To start with, the factual descriptions lead you to think, well, okay, she has different perceptions, but maybe that's not so remarkable, just different. But towards the end, she describes the various panic attacks she suffered as a result of her condition, panic attacks that nearly made her into a housebound agoraphobic. The discussion again is remarkably matter-of-fact. It takes a little while to realise that she was having these debilitating attacks at the same time as she was building her highly successful career. That is a truly remarkable achievement.
This is a mixture of an autobiography and an animal behaviour/training manual. A fascinating mixture, because Dr Temple Grandin, high functioning autistic and distinguished animal behaviourist, claims that these two aspects of her life are linked: she understands animals because, being autistic, she thinks the same way they do.

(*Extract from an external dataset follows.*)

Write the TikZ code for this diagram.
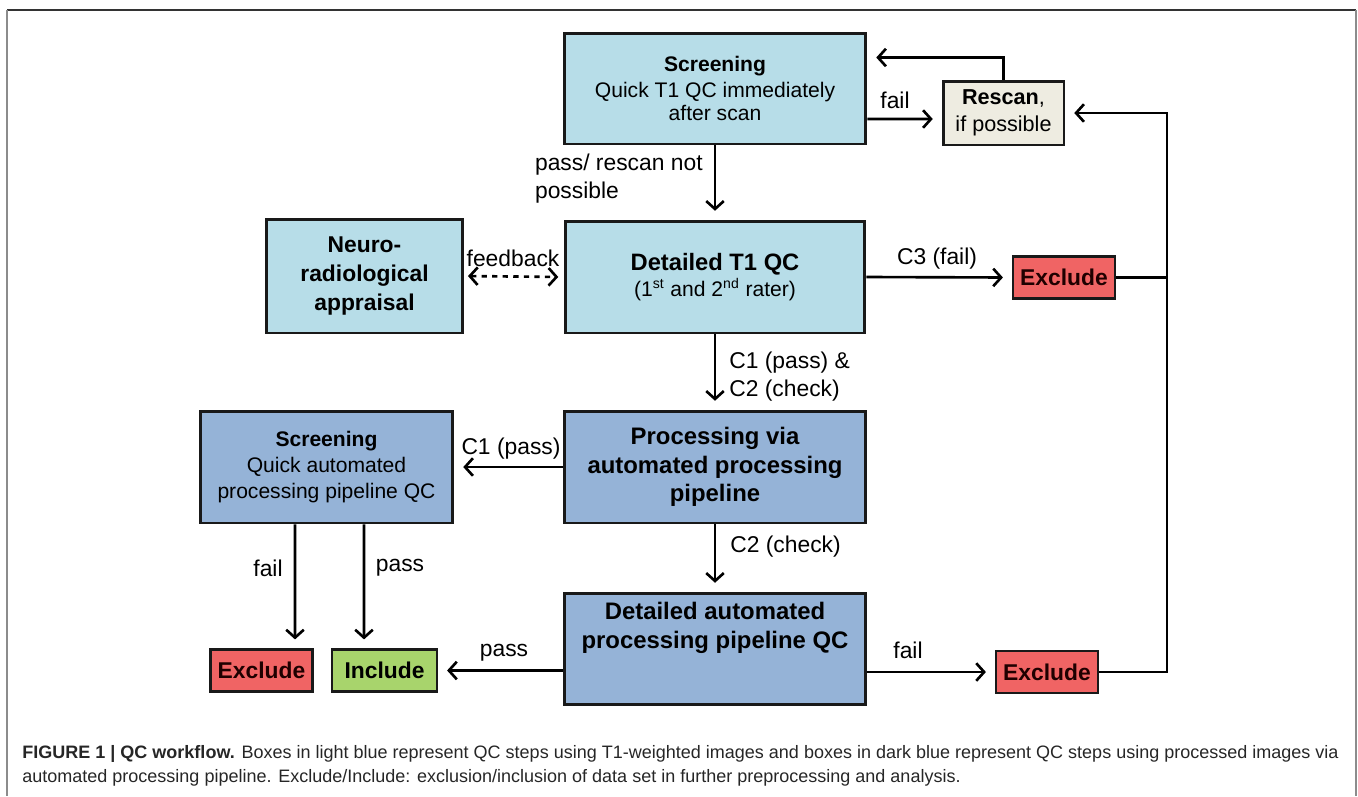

There is some truly fascinating stuff in here, not only about autism and animals, but also about the significance of human-animal relationships: how we coevolved with domestic animals (dogs, horses, cows), and how they are an important part of our society that we are in danger of losing. Grandin weaves her own experiences, and those of animals she has worked with, into a thought-provoking thesis. It is so refreshing to read a down-to-earth unsentimental account of animals that doesn't anthropomorphise them, an account that recognises that they are animals, not people, yet that they are deserving of respect and humane treatment. And that fully humane treatment must recognise how they are different. The difference boils down to two aspects: that they are governed more by fear, and that they notice and react to details, not just the abstractions that (non-autistic) people see. Hence they are often reacting fearfully to details we don't even see, but that Grandin, by virtue of her autism, does.